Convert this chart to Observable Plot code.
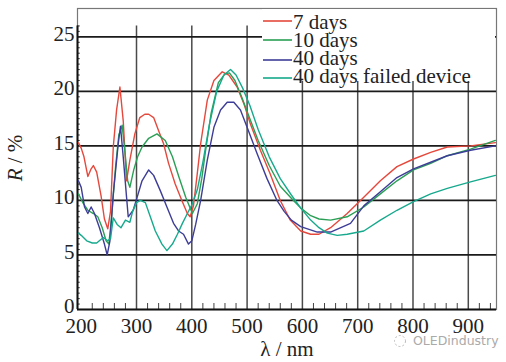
<!DOCTYPE html>
<html><head><meta charset="utf-8">
<script src="https://cdn.jsdelivr.net/npm/d3@7"></script>
<script src="https://cdn.jsdelivr.net/npm/@observablehq/plot@0.6"></script>
<style>
body{margin:0;background:#fff;}
#wrap{position:relative;width:506px;height:362px;overflow:hidden;background:#fff;}
#wrap svg{position:absolute;left:0;top:0;}
#wrap svg, #wrap svg text{font-family:"Liberation Serif","Times New Roman",Times,Tinos,"Noto Serif","DejaVu Serif",serif;}
</style></head><body><div id="wrap"></div>
<script>
const seriesNames = ["7 days","10 days","40 days","40 days failed device"];
const seriesColors = ["#e5483c","#2a9f55","#3d3d98","#17a98d"];

const wl7 = [195,200,205,212,218,222,228,236,242,248,253,258,264,270,276,282,288,297,306,315,322,331,340,349,358,370,382,392,397,403,410,416,428,440,455,467,482,494,506,524,542,560,578,597,615,630,651,681,711,741,771,801,832,862,904,949];
const r7  = [15.3,14.8,14.0,12.2,12.9,13.2,12.6,10.4,8.3,7.4,9.0,14.9,18.3,20.4,17.3,11.8,13.7,16.1,17.6,17.9,17.9,17.6,16.4,15.2,13.4,11.5,10.0,8.8,8.5,9.5,12.5,15.2,19.2,21.0,21.8,21.5,20.4,18.9,17.0,14.6,12.4,10.0,8.2,7.2,6.9,6.9,7.5,8.8,10.3,11.8,13.1,13.8,14.4,14.9,15.0,15.3];

const wl10 = [195,204,212,222,230,238,245,250,255,262,268,274,279,284,288,295,302,310,322,337,352,365,377,389,401,410,418,425,435,448,460,468,478,490,505,520,540,560,580,597,615,630,651,681,711,741,771,801,832,862,904,949];
const r10  = [10.6,9.7,9.1,8.8,8.5,7.5,6.3,6.0,8.5,13.0,16.0,16.9,14.5,11.8,11.2,12.8,14.0,14.9,15.7,16.1,15.5,14.0,12.1,10.3,8.8,9.7,12.0,14.6,18.0,20.8,21.6,21.7,21.0,19.5,17.5,15.5,13.2,11.3,10.2,9.3,8.6,8.3,8.2,8.5,9.4,10.6,11.8,12.8,13.4,14.1,14.7,15.5];

const wl40 = [195,200,206,212,218,224,233,242,247,252,258,267,271,276,282,285,294,303,310,322,331,343,355,367,376,385,394,400,407,416,428,440,452,464,476,488,500,518,536,554,567,580,597,627,651,687,711,741,771,801,832,862,904,949];
const r40  = [11.8,11.2,9.4,8.8,9.4,8.8,7.5,6.0,5.0,6.3,10.6,15.2,16.8,14.0,10.3,8.5,9.1,10.6,11.8,12.8,12.3,10.9,9.4,7.9,7.2,6.9,6.0,6.3,7.8,10.0,13.7,16.7,18.3,19.0,19.0,18.3,16.7,14.3,12.0,10.0,9.0,8.2,7.6,7.1,7.1,7.9,9.5,10.8,12.1,12.9,13.5,14.1,14.6,15.0];

const wlF = [195,200,210,220,228,235,240,248,253,258,265,272,280,288,293,300,307,316,325,334,346,355,365,374,383,392,401,410,420,432,445,458,470,480,492,505,520,540,560,580,597,615,630,645,663,681,711,741,771,801,832,862,904,949];
const rF  = [7.0,6.8,6.3,6.1,6.1,6.4,6.6,6.3,6.5,8.4,7.8,7.5,8.2,8.0,9.0,9.8,10.0,9.8,8.5,7.2,6.0,5.4,6.0,6.9,7.9,8.8,9.7,11.0,13.5,17.0,20.0,21.5,22.0,21.5,20.3,18.7,16.5,14.0,12.0,10.5,9.3,8.2,7.5,7.0,6.8,6.9,7.2,8.2,9.1,9.9,10.6,11.1,11.7,12.3];

const xTicks = [200,300,400,500,600,700,800,900];
const yTicks = [0,5,10,15,20,25];
const xLabel = "λ / nm";
const yLabelItalic = "R";
const yLabelRest = " / %";
const watermark = "OLEDindustry";

const xDomain = [193.3, 951];
const yDomain = [0, 27.6];
const serif = "'Liberation Serif', 'Times New Roman', Times, Tinos, 'Noto Serif', 'DejaVu Serif', serif";

const seriesX = [wl7, wl10, wl40, wlF];
const seriesY = [r7, r10, r40, rF];
const rows = [];
seriesNames.forEach((name, i) => {
  seriesX[i].forEach((w, j) => rows.push({series: name, wl: w, R: seriesY[i][j]}));
});

const xMinor = d3.range(220, 951, 20).filter(v => v % 100 !== 0);
const yMinor = d3.range(0.5, 26.01, 0.5);

const chart = Plot.plot({
  width: 506, height: 362,
  marginLeft: 77, marginRight: 10, marginTop: 8, marginBottom: 53,
  x: {domain: xDomain},
  y: {domain: yDomain},
  color: {domain: seriesNames, range: seriesColors},
  style: {fontFamily: serif, fontSize: "21px", background: "transparent", color: "#222"},
  marks: [
    Plot.frame({stroke: "#777", strokeWidth: 1.2}),
    Plot.ruleX(xTicks.slice(1), {y1: 0, y2: 26, stroke: "#4a4a4a", strokeWidth: 1.5}),
    Plot.ruleY(yTicks.slice(1), {stroke: "#1a1a1a", strokeWidth: 1.7}),
    Plot.ruleX(xMinor, {y1: 0, y2: 0.55, stroke: "#444", strokeWidth: 1}),
    Plot.ruleY(yMinor, {x1: xDomain[0], x2: xDomain[0] + 5, stroke: "#333", strokeWidth: 1}),
    Plot.ruleX([xDomain[0]], {y1: 0, y2: 26, stroke: "#111", strokeWidth: 2}),
    Plot.ruleY([0], {stroke: "#111", strokeWidth: 2}),
    Plot.line(rows, {x: "wl", y: "R", z: "series", stroke: "series", strokeWidth: 1.4, curve: "linear"}),
    Plot.axisX({ticks: xTicks, tickSize: 0, tickPadding: 9, label: null}),
    Plot.axisY({ticks: yTicks, tickSize: 0, tickPadding: 3, dy: -3, label: null})
  ]
});
const wrap = document.getElementById("wrap");
wrap.appendChild(chart);

// overlay: legend, axis titles, watermark
const ov = d3.select(wrap).append("svg").attr("width", 506).attr("height", 362);
ov.append("rect").attr("x", 262).attr("y", 9).attr("width", 233).attr("height", 72).attr("fill", "#fff");
const lineYs = [21, 40, 60, 78];
const textYs = [29, 47, 65, 83];
seriesNames.forEach((name, i) => {
  ov.append("line").attr("x1", 263).attr("x2", 292).attr("y1", lineYs[i]).attr("y2", lineYs[i])
    .attr("stroke", seriesColors[i]).attr("stroke-width", 1.6);
  ov.append("text").attr("x", 293).attr("y", textYs[i]).attr("font-size", 21).attr("fill", "#222").text(name);
});
const yl = ov.append("text").attr("transform", "translate(22,158) rotate(-90)").attr("text-anchor", "middle")
  .attr("font-size", 21).attr("fill", "#222");
yl.append("tspan").attr("font-style", "italic").text(yLabelItalic);
yl.append("tspan").text(yLabelRest);
ov.append("text").attr("x", 287).attr("y", 356).attr("text-anchor", "middle").attr("font-size", 21).attr("fill", "#222").text(xLabel);
ov.append("text").attr("x", 413).attr("y", 345).attr("font-size", 12.5).attr("fill", "#aaa")
  .style("font-family", "'DejaVu Sans', sans-serif").text(watermark);
ov.append("circle").attr("cx", 400).attr("cy", 341).attr("r", 5.5).attr("fill", "none").attr("stroke", "#bbb").attr("stroke-dasharray", "2 2");
</script></body></html>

------------------------------------------------------------

What this task involves: Without the pictures, retype the whole of the material above exactly.

Full output:
Convert this chart to Observable Plot code.
<!DOCTYPE html>
<html><head><meta charset="utf-8">
<script src="https://cdn.jsdelivr.net/npm/d3@7"></script>
<script src="https://cdn.jsdelivr.net/npm/@observablehq/plot@0.6"></script>
<style>
body{margin:0;background:#fff;}
#wrap{position:relative;width:506px;height:362px;overflow:hidden;background:#fff;}
#wrap svg{position:absolute;left:0;top:0;}
#wrap svg, #wrap svg text{font-family:"Liberation Serif","Times New Roman",Times,Tinos,"Noto Serif","DejaVu Serif",serif;}
</style></head><body><div id="wrap"></div>
<script>
const seriesNames = ["7 days","10 days","40 days","40 days failed device"];
const seriesColors = ["#e5483c","#2a9f55","#3d3d98","#17a98d"];

const wl7 = [195,200,205,212,218,222,228,236,242,248,253,258,264,270,276,282,288,297,306,315,322,331,340,349,358,370,382,392,397,403,410,416,428,440,455,467,482,494,506,524,542,560,578,597,615,630,651,681,711,741,771,801,832,862,904,949];
const r7  = [15.3,14.8,14.0,12.2,12.9,13.2,12.6,10.4,8.3,7.4,9.0,14.9,18.3,20.4,17.3,11.8,13.7,16.1,17.6,17.9,17.9,17.6,16.4,15.2,13.4,11.5,10.0,8.8,8.5,9.5,12.5,15.2,19.2,21.0,21.8,21.5,20.4,18.9,17.0,14.6,12.4,10.0,8.2,7.2,6.9,6.9,7.5,8.8,10.3,11.8,13.1,13.8,14.4,14.9,15.0,15.3];

const wl10 = [195,204,212,222,230,238,245,250,255,262,268,274,279,284,288,295,302,310,322,337,352,365,377,389,401,410,418,425,435,448,460,468,478,490,505,520,540,560,580,597,615,630,651,681,711,741,771,801,832,862,904,949];
const r10  = [10.6,9.7,9.1,8.8,8.5,7.5,6.3,6.0,8.5,13.0,16.0,16.9,14.5,11.8,11.2,12.8,14.0,14.9,15.7,16.1,15.5,14.0,12.1,10.3,8.8,9.7,12.0,14.6,18.0,20.8,21.6,21.7,21.0,19.5,17.5,15.5,13.2,11.3,10.2,9.3,8.6,8.3,8.2,8.5,9.4,10.6,11.8,12.8,13.4,14.1,14.7,15.5];

const wl40 = [195,200,206,212,218,224,233,242,247,252,258,267,271,276,282,285,294,303,310,322,331,343,355,367,376,385,394,400,407,416,428,440,452,464,476,488,500,518,536,554,567,580,597,627,651,687,711,741,771,801,832,862,904,949];
const r40  = [11.8,11.2,9.4,8.8,9.4,8.8,7.5,6.0,5.0,6.3,10.6,15.2,16.8,14.0,10.3,8.5,9.1,10.6,11.8,12.8,12.3,10.9,9.4,7.9,7.2,6.9,6.0,6.3,7.8,10.0,13.7,16.7,18.3,19.0,19.0,18.3,16.7,14.3,12.0,10.0,9.0,8.2,7.6,7.1,7.1,7.9,9.5,10.8,12.1,12.9,13.5,14.1,14.6,15.0];

const wlF = [195,200,210,220,228,235,240,248,253,258,265,272,280,288,293,300,307,316,325,334,346,355,365,374,383,392,401,410,420,432,445,458,470,480,492,505,520,540,560,580,597,615,630,645,663,681,711,741,771,801,832,862,904,949];
const rF  = [7.0,6.8,6.3,6.1,6.1,6.4,6.6,6.3,6.5,8.4,7.8,7.5,8.2,8.0,9.0,9.8,10.0,9.8,8.5,7.2,6.0,5.4,6.0,6.9,7.9,8.8,9.7,11.0,13.5,17.0,20.0,21.5,22.0,21.5,20.3,18.7,16.5,14.0,12.0,10.5,9.3,8.2,7.5,7.0,6.8,6.9,7.2,8.2,9.1,9.9,10.6,11.1,11.7,12.3];

const xTicks = [200,300,400,500,600,700,800,900];
const yTicks = [0,5,10,15,20,25];
const xLabel = "λ / nm";
const yLabelItalic = "R";
const yLabelRest = " / %";
const watermark = "OLEDindustry";

const xDomain = [193.3, 951];
const yDomain = [0, 27.6];
const serif = "'Liberation Serif', 'Times New Roman', Times, Tinos, 'Noto Serif', 'DejaVu Serif', serif";

const seriesX = [wl7, wl10, wl40, wlF];
const seriesY = [r7, r10, r40, rF];
const rows = [];
seriesNames.forEach((name, i) => {
  seriesX[i].forEach((w, j) => rows.push({series: name, wl: w, R: seriesY[i][j]}));
});

const xMinor = d3.range(220, 951, 20).filter(v => v % 100 !== 0);
const yMinor = d3.range(0.5, 26.01, 0.5);

const chart = Plot.plot({
  width: 506, height: 362,
  marginLeft: 77, marginRight: 10, marginTop: 8, marginBottom: 53,
  x: {domain: xDomain},
  y: {domain: yDomain},
  color: {domain: seriesNames, range: seriesColors},
  style: {fontFamily: serif, fontSize: "21px", background: "transparent", color: "#222"},
  marks: [
    Plot.frame({stroke: "#777", strokeWidth: 1.2}),
    Plot.ruleX(xTicks.slice(1), {y1: 0, y2: 26, stroke: "#4a4a4a", strokeWidth: 1.5}),
    Plot.ruleY(yTicks.slice(1), {stroke: "#1a1a1a", strokeWidth: 1.7}),
    Plot.ruleX(xMinor, {y1: 0, y2: 0.55, stroke: "#444", strokeWidth: 1}),
    Plot.ruleY(yMinor, {x1: xDomain[0], x2: xDomain[0] + 5, stroke: "#333", strokeWidth: 1}),
    Plot.ruleX([xDomain[0]], {y1: 0, y2: 26, stroke: "#111", strokeWidth: 2}),
    Plot.ruleY([0], {stroke: "#111", strokeWidth: 2}),
    Plot.line(rows, {x: "wl", y: "R", z: "series", stroke: "series", strokeWidth: 1.4, curve: "linear"}),
    Plot.axisX({ticks: xTicks, tickSize: 0, tickPadding: 9, label: null}),
    Plot.axisY({ticks: yTicks, tickSize: 0, tickPadding: 3, dy: -3, label: null})
  ]
});
const wrap = document.getElementById("wrap");
wrap.appendChild(chart);

// overlay: legend, axis titles, watermark
const ov = d3.select(wrap).append("svg").attr("width", 506).attr("height", 362);
ov.append("rect").attr("x", 262).attr("y", 9).attr("width", 233).attr("height", 72).attr("fill", "#fff");
const lineYs = [21, 40, 60, 78];
const textYs = [29, 47, 65, 83];
seriesNames.forEach((name, i) => {
  ov.append("line").attr("x1", 263).attr("x2", 292).attr("y1", lineYs[i]).attr("y2", lineYs[i])
    .attr("stroke", seriesColors[i]).attr("stroke-width", 1.6);
  ov.append("text").attr("x", 293).attr("y", textYs[i]).attr("font-size", 21).attr("fill", "#222").text(name);
});
const yl = ov.append("text").attr("transform", "translate(22,158) rotate(-90)").attr("text-anchor", "middle")
  .attr("font-size", 21).attr("fill", "#222");
yl.append("tspan").attr("font-style", "italic").text(yLabelItalic);
yl.append("tspan").text(yLabelRest);
ov.append("text").attr("x", 287).attr("y", 356).attr("text-anchor", "middle").attr("font-size", 21).attr("fill", "#222").text(xLabel);
ov.append("text").attr("x", 413).attr("y", 345).attr("font-size", 12.5).attr("fill", "#aaa")
  .style("font-family", "'DejaVu Sans', sans-serif").text(watermark);
ov.append("circle").attr("cx", 400).attr("cy", 341).attr("r", 5.5).attr("fill", "none").attr("stroke", "#bbb").attr("stroke-dasharray", "2 2");
</script></body></html>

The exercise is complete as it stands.